A BURGLAR who squandered a chance given to him by a judge last year has been jailed for three years and eight months.

Alan Aldous was given an opportunity to prove he could go straight when Judge Tim Mousley QC decided to put off passing sentence in September last year.

But within weeks Aldous, 26, had sneaked behind the counter of The Village Hotel in West Swindon and helped himself to cash from the till.

And the month after the Royal Wootton Bassett man smashed a window at the Whale and Dolphin Conservation charity, in Chippenham, and stole a laptop computer.

Colin Meeke, prosecuting, told Swindon Crown Court that Aldous was given the chance last year despite being a three-strike house burglar: meaning he should get three years.

On that occasion he had broken into a family home stealing numerous items including a charity box raising cash for a hospice where the owner's mum had recently died.

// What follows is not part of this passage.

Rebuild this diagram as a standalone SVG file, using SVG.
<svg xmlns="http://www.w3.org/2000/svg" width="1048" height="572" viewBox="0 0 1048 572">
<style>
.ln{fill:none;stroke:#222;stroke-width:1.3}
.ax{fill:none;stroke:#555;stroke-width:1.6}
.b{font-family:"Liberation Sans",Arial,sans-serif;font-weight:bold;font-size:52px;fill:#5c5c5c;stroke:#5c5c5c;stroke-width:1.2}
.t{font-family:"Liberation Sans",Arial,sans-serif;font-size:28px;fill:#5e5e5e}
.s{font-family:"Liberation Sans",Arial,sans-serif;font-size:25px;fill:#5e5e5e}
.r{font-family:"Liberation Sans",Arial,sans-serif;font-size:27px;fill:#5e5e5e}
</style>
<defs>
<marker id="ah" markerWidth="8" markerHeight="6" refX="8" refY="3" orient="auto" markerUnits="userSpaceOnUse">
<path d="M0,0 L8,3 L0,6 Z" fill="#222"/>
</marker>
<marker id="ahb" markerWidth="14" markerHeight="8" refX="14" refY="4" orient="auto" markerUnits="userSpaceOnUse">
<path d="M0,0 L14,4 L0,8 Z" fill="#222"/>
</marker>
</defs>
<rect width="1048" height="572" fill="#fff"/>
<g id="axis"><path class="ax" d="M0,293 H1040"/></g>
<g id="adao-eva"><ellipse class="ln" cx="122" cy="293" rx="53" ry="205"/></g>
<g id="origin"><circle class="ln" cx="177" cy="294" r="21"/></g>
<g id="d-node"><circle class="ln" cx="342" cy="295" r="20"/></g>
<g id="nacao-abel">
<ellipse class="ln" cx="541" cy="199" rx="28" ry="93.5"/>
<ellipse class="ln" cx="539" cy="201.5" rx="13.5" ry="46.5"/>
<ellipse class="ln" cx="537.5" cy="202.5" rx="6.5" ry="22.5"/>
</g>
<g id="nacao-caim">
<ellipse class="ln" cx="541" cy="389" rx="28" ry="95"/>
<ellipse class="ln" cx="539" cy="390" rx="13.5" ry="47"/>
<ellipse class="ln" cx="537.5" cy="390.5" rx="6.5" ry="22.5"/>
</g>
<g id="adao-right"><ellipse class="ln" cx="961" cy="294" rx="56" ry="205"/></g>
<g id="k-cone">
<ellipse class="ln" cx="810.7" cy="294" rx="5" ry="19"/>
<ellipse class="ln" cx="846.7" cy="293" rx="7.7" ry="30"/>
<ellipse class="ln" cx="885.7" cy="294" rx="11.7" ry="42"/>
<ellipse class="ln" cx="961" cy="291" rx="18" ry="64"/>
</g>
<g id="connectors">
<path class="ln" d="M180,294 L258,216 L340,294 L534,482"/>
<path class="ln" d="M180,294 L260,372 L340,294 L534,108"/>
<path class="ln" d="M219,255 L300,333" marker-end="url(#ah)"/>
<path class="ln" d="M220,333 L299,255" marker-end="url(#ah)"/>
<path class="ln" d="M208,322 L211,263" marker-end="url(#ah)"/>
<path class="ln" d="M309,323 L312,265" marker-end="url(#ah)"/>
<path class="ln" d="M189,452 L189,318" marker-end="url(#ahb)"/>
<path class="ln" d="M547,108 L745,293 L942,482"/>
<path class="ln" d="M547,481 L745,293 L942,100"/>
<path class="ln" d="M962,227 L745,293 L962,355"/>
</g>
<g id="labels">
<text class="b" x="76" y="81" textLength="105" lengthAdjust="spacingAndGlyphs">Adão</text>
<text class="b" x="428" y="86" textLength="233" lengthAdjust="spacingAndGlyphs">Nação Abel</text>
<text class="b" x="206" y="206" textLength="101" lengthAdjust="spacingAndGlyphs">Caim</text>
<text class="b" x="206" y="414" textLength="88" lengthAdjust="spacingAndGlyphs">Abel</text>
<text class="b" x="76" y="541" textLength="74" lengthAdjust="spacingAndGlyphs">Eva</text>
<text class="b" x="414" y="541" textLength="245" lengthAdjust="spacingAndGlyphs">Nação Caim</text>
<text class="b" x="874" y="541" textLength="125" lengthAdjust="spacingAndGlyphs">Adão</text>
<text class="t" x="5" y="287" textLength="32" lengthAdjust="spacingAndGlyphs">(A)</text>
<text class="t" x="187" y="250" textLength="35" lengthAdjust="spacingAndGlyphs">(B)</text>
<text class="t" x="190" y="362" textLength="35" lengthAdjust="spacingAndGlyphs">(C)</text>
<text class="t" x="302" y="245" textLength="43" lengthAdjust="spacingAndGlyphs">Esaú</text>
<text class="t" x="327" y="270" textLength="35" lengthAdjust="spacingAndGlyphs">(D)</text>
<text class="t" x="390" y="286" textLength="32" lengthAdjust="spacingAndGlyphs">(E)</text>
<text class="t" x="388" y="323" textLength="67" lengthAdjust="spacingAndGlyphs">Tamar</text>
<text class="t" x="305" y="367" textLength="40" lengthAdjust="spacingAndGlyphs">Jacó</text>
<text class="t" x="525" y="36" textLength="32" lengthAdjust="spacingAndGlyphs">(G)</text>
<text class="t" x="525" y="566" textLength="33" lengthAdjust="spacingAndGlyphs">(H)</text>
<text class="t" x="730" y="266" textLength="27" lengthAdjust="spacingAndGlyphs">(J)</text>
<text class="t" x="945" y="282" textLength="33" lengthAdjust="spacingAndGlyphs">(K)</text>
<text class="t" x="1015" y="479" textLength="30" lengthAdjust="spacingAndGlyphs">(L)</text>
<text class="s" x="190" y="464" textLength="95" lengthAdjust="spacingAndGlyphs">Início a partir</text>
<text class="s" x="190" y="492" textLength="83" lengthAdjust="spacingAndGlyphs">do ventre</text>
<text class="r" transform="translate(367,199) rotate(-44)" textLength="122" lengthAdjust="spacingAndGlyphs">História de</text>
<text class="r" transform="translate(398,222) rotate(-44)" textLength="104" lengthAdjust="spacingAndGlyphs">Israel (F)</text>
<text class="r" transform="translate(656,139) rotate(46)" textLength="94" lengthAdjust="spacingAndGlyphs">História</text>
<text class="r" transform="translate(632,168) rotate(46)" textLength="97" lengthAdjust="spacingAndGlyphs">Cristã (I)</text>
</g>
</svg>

When he appeared before the court last year he told the judge he had bought a laptop, for which he had a receipt, to replace the one he stole.

But Mr Meeke said that never materialised and in the first week of October he was at the hotel chatting to staff in the reception when they left the desk unmanned.

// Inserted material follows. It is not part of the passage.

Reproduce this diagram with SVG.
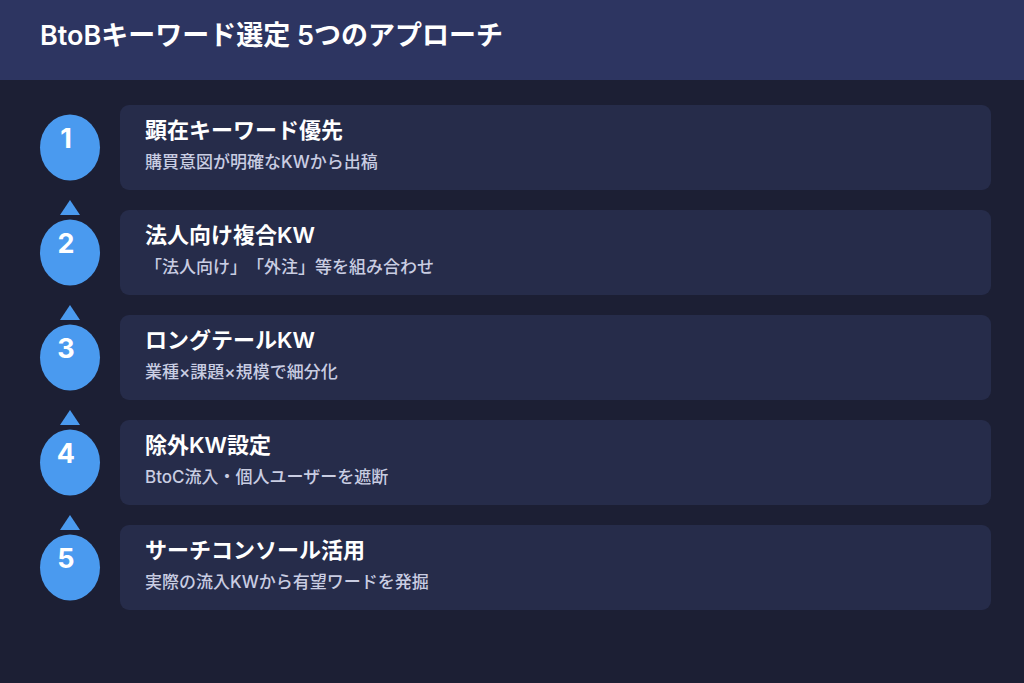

Aldous then took the opportunity to sneak behind the counter and went into the till, helping himself to £35.

The court heard that in late November he broke into the sea life charity in St Paul Street, Chippenham, and took another laptop.

Mr Meeke said he also faced sentence for an offence committed earlier last year when he hired some building plant, which he never returned.

Aldous, of The Lawns, Royal Wootton Bassett, pleaded guilty to burglary and theft and was found guilty of stealing the building equipment by magistrates.

Mike Pulsford, defending, said when he was given the chance he was in work and a relationship but both fell through son after.

"He is honest enough to say that essentially last autumn, late October, early November, he then started a crack cocaine addiction that was, he said, particularly acute.

"He's obviously had drug issues for years and that has been the motivation for the large number of recent offences."

Jailing him Judge Mousley QC said: "On September 9 last year you pleaded guilty to burglary.

"On that occasion there were signs that you had, or were showing signs of changing your ways.

"You were given a chance that day. It was a real opportunity for you and all you had to do was to demonstrate for a period of six months that you had changed you ways.

"There were various conditions on that order: many, if not all of them, have been breached, and here you are four months later.

"Within weeks of your release from here, in the early hours of the morning, you burgled the premises of the Whale and Dolphin Conservation charity."